Water is the cornerstone of human biology. According to the Encyclopaedia Britannica, we are each about 60 per cent water by weight. Opinion differs about when our bodily reservoir needs replenishing. Some sources advise only drinking when thirsty, in step with nature. Others champion frequent hydration ahead of thirst.
Acupuncturist and general practitioner Liem Quang Le, who has worked with Olympic athletes, advocates the second, anticipatory approach. "Always make sure you drink before you are thirsty - you are already dehydrated when your body sends a signal to your brain that you should drink water," Le says and proposes you consume one litre for every 23kg of body weight daily.
During exercise, drink water roughly every 20 minutes, he says. Also drink between meals. Then, according to Le, you avoid diluting your stomach acids, so nutrients are readily absorbed.
Le says your body counts on being hydrated to lubricate your internal organs. Besides, hydration keeps your skin looking supple and healthy. It also regulates your body temperature, aids weight control, boosts energy and flushes out waste and toxins, helping maintain your immune system. So hydrate fully and your body will love you for it.
Even mild dehydration, which is defined as about 1.5 per cent loss of normal water volume in the body, can alter a person's mood, energy level and ability to think clearly, according to two studies conducted at the University of Connecticut's human performance laboratory.
The tests showed that it didn't matter if a person had just walked for 40 minutes on a treadmill or was sitting at rest - the adverse effects of mild dehydration were the same.
In one of the studies published in 2012 in The Journal of Nutrition, mild dehydration caused headaches, fatigue and difficulty concentrating among female test subjects of an average age of 23.
In the other study involving young men published in 2011 in the British Journal of Nutrition, mild dehydration caused some difficulty with mental tasks, particularly in the areas of vigilance and working memory.

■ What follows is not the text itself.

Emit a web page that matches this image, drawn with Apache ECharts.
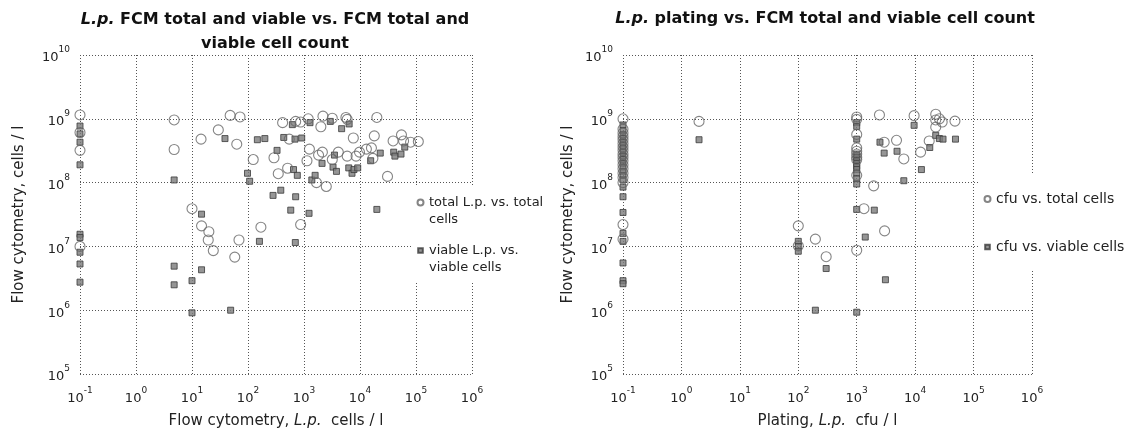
<!DOCTYPE html>
<html>
<head>
<meta charset="utf-8">
<script src="https://cdn.jsdelivr.net/npm/echarts@6/dist/echarts.min.js"></script>
<style>
html,body{margin:0;padding:0;background:#fff;}
#chart{width:1128px;height:434px;}
</style>
</head>
<body>
<div id="chart"></div>
<script>
// ---------- data (x, y) ----------
// Left panel: FCM L.p. count (x) vs FCM total/viable cell count (y)
const leftTotal = [
  [0.1,1.15e9],[0.1,6.1e8],[0.1,3.2e8],[0.1,1e7],
  [4.8,9.6e8],[4.8,3.3e8],
  [14.5,4.8e8],[29.5,6.7e8],[48,1.13e9],[72,1.07e9],[63,4e8],
  [124,2.3e8],[291,2.45e8],[347,1.38e8],[415,8.7e8],[510,1.68e8],[545,4.8e8],[710,9.1e8],[870,8.9e8],
  [1190,1e9],[1130,2.2e8],[1250,3.35e8],[1670,1e8],[2000,7.5e8],[1820,2.7e8],[2130,3e8],[2180,1.1e9],
  [2500,8.7e7],[3200,1.02e9],[3200,2.3e8],[4100,3e8],[5600,1.05e9],[5900,9.8e8],[5900,2.6e8],
  [7600,5e8],[8500,2.6e8],[9800,3e8],
  [13000,3.35e8],[16000,3.5e8],[17000,2.4e8],[18000,5.4e8],[20000,1.05e9],[31000,1.25e8],
  [39000,4.5e8],[55000,5.6e8],[60000,4.5e8],[80000,4.3e8],[110000,4.4e8],
  [10,3.9e7],[14.8,2.1e7],[20,1.7e7],[19.5,1.26e7],[24,8.6e6],[69,1.26e7],[58,6.8e6],[170,2e7],[870,2.2e7]
];
const leftViable = [
  [0.1,7.7e8],[0.1,5.8e8],[0.1,4.3e8],[0.1,1.9e8],[0.1,1.55e7],[0.1,1.38e7],[0.1,8.1e6],[0.1,5.3e6],[0.1,2.75e6],
  [4.8,1.1e8],[4.8,4.9e6],[4.8,2.5e6],
  [10,2.9e6],[10,9.1e5],[14.8,3.2e7],[14.8,4.3e6],[49,1e6],
  [38.8,4.9e8],[98,1.4e8],[107,1.05e8],[147,4.7e8],[160,1.2e7],[200,4.9e8],[280,6.3e7],[330,3.2e8],
  [385,7.6e7],[435,5.1e8],[580,3.7e7],[620,8.1e8],[650,1.6e8],[690,4.8e8],[700,1.15e7],[710,6e7],
  [760,1.3e8],[910,5e8],
  [1230,3.3e7],[1280,8.7e8],[1380,1.1e8],[1580,1.3e8],[2100,2e8],[2950,9.1e8],[3300,1.75e8],
  [3500,2.7e8],[3800,1.5e8],[4700,7e8],[6300,1.7e8],[6400,8.3e8],[7200,1.4e8],[7800,1.6e8],[9100,1.7e8],
  [15500,2.2e8],[20000,3.8e7],[23000,2.9e8],[40000,3e8],[42000,2.6e8],[54000,2.8e8],[63000,3.6e8]
];
// Right panel: plating cfu (x) vs FCM total/viable cell count (y)
const rightTotal = [
  [0.1,1e9],[0.1,6.9e8],[0.1,6e8],[0.1,5.3e8],[0.1,4.7e8],[0.1,4.1e8],[0.1,3.6e8],[0.1,3.2e8],
  [0.1,2.8e8],[0.1,2.5e8],[0.1,2.2e8],[0.1,1.9e8],[0.1,1.65e8],[0.1,1.4e8],[0.1,1.2e8],[0.1,1e8],
  [0.1,2.2e7],[0.1,1.3e7],
  [2,9.1e8],
  [100,2.1e7],[100,1.02e7],[196,1.3e7],[300,6.9e6],
  [1000,1.07e9],[1000,9.8e8],[1000,5.7e8],[1000,3.5e8],[1000,3.1e8],[1000,2.8e8],[1000,2.5e8],
  [1000,2.3e8],[1000,1.3e8],[1000,8.7e6],
  [1330,3.9e7],[1950,8.9e7],[2450,1.15e9],[2950,4.3e8],[3000,1.75e7],[4800,4.6e8],[6400,2.35e8],
  [9600,1.12e9],[12400,3e8],[17400,4.5e8],[22500,1.18e9],[22500,9.6e8],[22500,7.4e8],[26000,1e9],
  [29000,8.9e8],[48000,9.2e8]
];
const rightViable = [
  [0.1,8e8],[0.1,6.5e8],[0.1,5.6e8],[0.1,4.9e8],[0.1,4.3e8],[0.1,3.8e8],[0.1,3.4e8],[0.1,3e8],
  [0.1,2.6e8],[0.1,2.3e8],[0.1,2e8],[0.1,1.75e8],[0.1,1.5e8],[0.1,1.3e8],[0.1,1.1e8],[0.1,8.5e7],
  [0.1,6e7],[0.1,3.4e7],[0.1,1.6e7],[0.1,1.2e7],[0.1,5.5e6],[0.1,2.9e6],[0.1,2.6e6],
  [2,4.7e8],
  [100,1.2e7],[100,1e7],[100,8.4e6],[196,1e6],[300,4.5e6],
  [1000,8.7e8],[1000,7.6e8],[1000,4.8e8],[1000,2.8e8],[1000,2.5e8],[1000,2.2e8],[1000,2e8],
  [1000,1.8e8],[1000,1.6e8],[1000,1.4e8],[1000,1.15e8],[1000,9.5e7],[1000,3.8e7],[1000,9.3e5],
  [1400,1.4e7],[2000,3.7e7],[2500,4.3e8],[2950,2.9e8],[3100,3e6],[4900,3.1e8],[6400,1.07e8],
  [9600,7.9e8],[12800,1.6e8],[17800,3.55e8],[22500,5.5e8],[26000,4.9e8],[30000,4.8e8],[49000,4.8e8]
];
const seriesNames = ['total L.p. vs. total cells','viable L.p. vs. viable cells','cfu vs. total cells','cfu vs. viable cells'];
const legendLabels = {
  'total L.p. vs. total cells':'total L.p. vs. total\ncells',
  'viable L.p. vs. viable cells':'viable L.p. vs.\nviable cells',
  'cfu vs. total cells':'cfu vs. total cells',
  'cfu vs. viable cells':'cfu vs. viable cells'
};
const xRange = [0.1, 1e6];
const yRange = [1e5, 1e10];

// ---------- styling ----------
const FONT = 'DejaVu Sans';
const TXT = '#222';
const GRIDC = '#555';

function powLabel(v){
  const e = Math.round(Math.log10(v));
  return '{b|10}{s|' + (e < 0 ? '-' : '') + Math.abs(e) + '}';
}
const powRich = {
  b:{fontFamily:FONT,fontSize:13,color:TXT,padding:[6,0,0,0]},
  s:{fontFamily:FONT,fontSize:9,color:TXT,verticalAlign:'top'}
};
function xAxisCfg(gridIndex, nameParts){
  return {
    type:'log', logBase:10, gridIndex, min:xRange[0], max:xRange[1], interval:1,
    axisLine:{show:false}, axisTick:{show:false},
    splitLine:{show:true,lineStyle:{color:GRIDC,type:[1,2],width:1}},
    axisLabel:{formatter:powLabel, rich:powRich, margin:12},
    name:nameParts, nameLocation:'middle', nameGap:40,
    nameTextStyle:{fontFamily:FONT,fontSize:15,color:TXT,
      rich:{n:{fontFamily:FONT,fontSize:15,color:TXT},i:{fontFamily:FONT,fontSize:15,color:TXT,fontStyle:'italic'}}}
  };
}
function yAxisCfg(gridIndex, gap){
  return {
    type:'log', logBase:10, gridIndex, min:yRange[0], max:yRange[1], interval:1,
    axisLine:{show:false}, axisTick:{show:false},
    splitLine:{show:true,lineStyle:{color:GRIDC,type:[1,2],width:1}},
    axisLabel:{formatter:powLabel, rich:powRich, margin:10},
    name:'Flow cytometry, cells / l', nameLocation:'middle', nameGap:gap,
    nameTextStyle:{fontFamily:FONT,fontSize:15,color:TXT}
  };
}
const circleStyle = {color:'rgba(255,255,255,0)', borderColor:'#666', borderWidth:1.1};
const squareStyle = {color:'#7c7c7c', borderColor:'#3a3a3a', borderWidth:1};
function scatter(name, data, idx, isCircle){
  return {
    name, type:'scatter', xAxisIndex:idx, yAxisIndex:idx, data,
    symbol: isCircle ? 'circle' : 'rect',
    symbolSize: isCircle ? 10 : 6,
    itemStyle: isCircle ? circleStyle : squareStyle,
    z: isCircle ? 3 : 2,
    silent:true
  };
}
const titleRich = {
  i:{fontFamily:FONT,fontSize:16,fontWeight:'bold',fontStyle:'italic',color:'#111'},
  t:{fontFamily:FONT,fontSize:16,fontWeight:'bold',color:'#111'}
};
// legend icons aligned to the first line of a two-line label (7 x 24 box, symbol at top)
const ICON_CIRCLE_TOP = 'path://M0,0L0,0M7,24L7,24M6.5,3.5A3,3,0,1,1,0.5,3.5A3,3,0,1,1,6.5,3.5Z';
const ICON_RECT_TOP = 'path://M0,0L0,0M7,24L7,24M1.2,1.2L5.8,1.2L5.8,5.8L1.2,5.8Z';
const ICON_CIRCLE = 'path://M0,0L0,0M7,7L7,7M6.5,3.5A3,3,0,1,1,0.5,3.5A3,3,0,1,1,6.5,3.5Z';
const ICON_RECT = 'path://M0,0L0,0M7,7L7,7M1.2,1.2L5.8,1.2L5.8,5.8L1.2,5.8Z';

const option = {
  animation:false,
  backgroundColor:'#fff',
  title:[
    {text:'{i|L.p.}{t| FCM total and viable vs. FCM total and}\n{t|viable cell count}',
     left:270, top:3, textAlign:'center',
     textStyle:{rich:titleRich, lineHeight:24, fontFamily:FONT}},
    {text:'{i|L.p.}{t| plating vs. FCM total and viable cell count}',
     left:820, top:6, textAlign:'center',
     textStyle:{rich:titleRich, fontFamily:FONT}}
  ],
  grid:[
    {left:80, top:55, width:392, height:322},
    {left:623, top:55, width:409, height:322}
  ],
  xAxis:[
    xAxisCfg(0, '{n|Flow cytometry, }{i|L.p.}{n|  cells / l}'),
    xAxisCfg(1, '{n|Plating, }{i|L.p.}{n|  cfu / l}')
  ],
  yAxis:[ yAxisCfg(0, 53), yAxisCfg(1, 47) ],
  legend:[
    {data:[{name:seriesNames[0],icon:ICON_CIRCLE_TOP},{name:seriesNames[1],icon:ICON_RECT_TOP}],
     orient:'vertical', left:413, top:186,
     backgroundColor:'#fff', padding:[8,8,6,3], itemGap:14, itemWidth:7, itemHeight:24,
     formatter:n=>legendLabels[n],
     textStyle:{fontFamily:FONT,fontSize:13,color:TXT,lineHeight:17}},
    {data:[{name:seriesNames[2],icon:ICON_CIRCLE},{name:seriesNames[3],icon:ICON_RECT}],
     orient:'vertical', left:980, top:173,
     backgroundColor:'#fff', padding:[19,20,16,3], itemGap:34, itemWidth:7, itemHeight:7,
     formatter:n=>legendLabels[n],
     textStyle:{fontFamily:FONT,fontSize:14,color:TXT}}
  ],
  series:[
    scatter(seriesNames[1], leftViable, 0, false),
    scatter(seriesNames[0], leftTotal, 0, true),
    scatter(seriesNames[3], rightViable, 1, false),
    scatter(seriesNames[2], rightTotal, 1, true)
  ]
};
const chart = echarts.init(document.getElementById('chart'), null, {renderer:'canvas'});
chart.setOption(option);
</script>
</body>
</html>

The co-author of the health guide TurboCharged, Dian Griesel, agrees that we should hydrate frequently, regardless of thirst. "When we experience an unmistakable thirst signal, we are already very dehydrated," Griesel says, adding that a critical deficiency level of up to 5 per cent may have been reached when the urge arises.
Such a shortfall is bad news because, according to Griesel, hydration underpins the performance of every physiological function. For much of our evolutionary past before agriculture, almost everything we ate had a high water percentage, she says.
Now, in her view, we are more prone to be parched because we consume grain products, processed foods, coffee, fizzy drinks and alcohol.
Professional nurse Jonathan Steele, who trains "hydration coaches", also advises ample hydration irrespective of thirst. "Thirst is a poor indicator of hydration needs," he says, warning you can lose up to three litres of water a day automatically. Just breathing uses two litres, it seems. "Add urine and sweat and the losses mount up," he says.
Like Griesel, he supports taking your first drink early: within 20 minutes of waking. Otherwise, he warns, you will trigger a chemical reaction that tells your body you have entered starvation mode, which means you start storing fat.
Beware of mistaking thirst for hunger. Also, he says, understand that as you age, you lose the thirst sensation, which is further incentive to top up on the vital resource. Eight cups or two litres daily is recommended by health authorities.
Others insist that you should just trust your instincts, or your inbuilt thirst reflex honed by evolution. Christopher Neck, an ultramarathoner and management lecturer who runs in the blistering Arizona heat, takes that line.
"I know my hydration: the adage that you should drink before you are thirsty is a myth. You should drink according to thirst," Neck says. Forget quaffing water like clockwork every 30 minutes, he says. "Drink when you are thirsty," he says, citing a study conducted by the Sports Science Institute of South Africa.
For the study, runners did three two-hour workouts while consuming a sports drink at three different rates: by thirst (roughly 400 millitres per hour), at a moderate rate (about 120ml every 15 to 20 minutes), and at a high rate (about 300ml every 15 to 20 minutes). The study found no major difference in core body temperature or finishing times among the three trials.
Such findings fuel the "drink to thirst" movement, which urges athletes not to over-hydrate in case they dilute their sodium levels and trigger potentially lethal hyponatremia, or water intoxication.
The movement has some persuasive supporters, including the high-profile doctor Chris van Tulleken and exercise scientist Dr Tim Noakes, who frames the claim that you should guzzle water as bunkum peddled by a vested interest.
"The idea that thirst comes too late is a marketing ploy of the sports-drink industry," Noakes said in a March 2014 story run by the health hub Active.com Still, most analysts maintain you should commit to abundant hydration ahead of thirst.
The way to gauge your hydration level, experts say, is simple: check your urine. While clear or light urine the same shade as lemonade means you are well-hydrated, a dark yellow or amber colour usually means the reverse.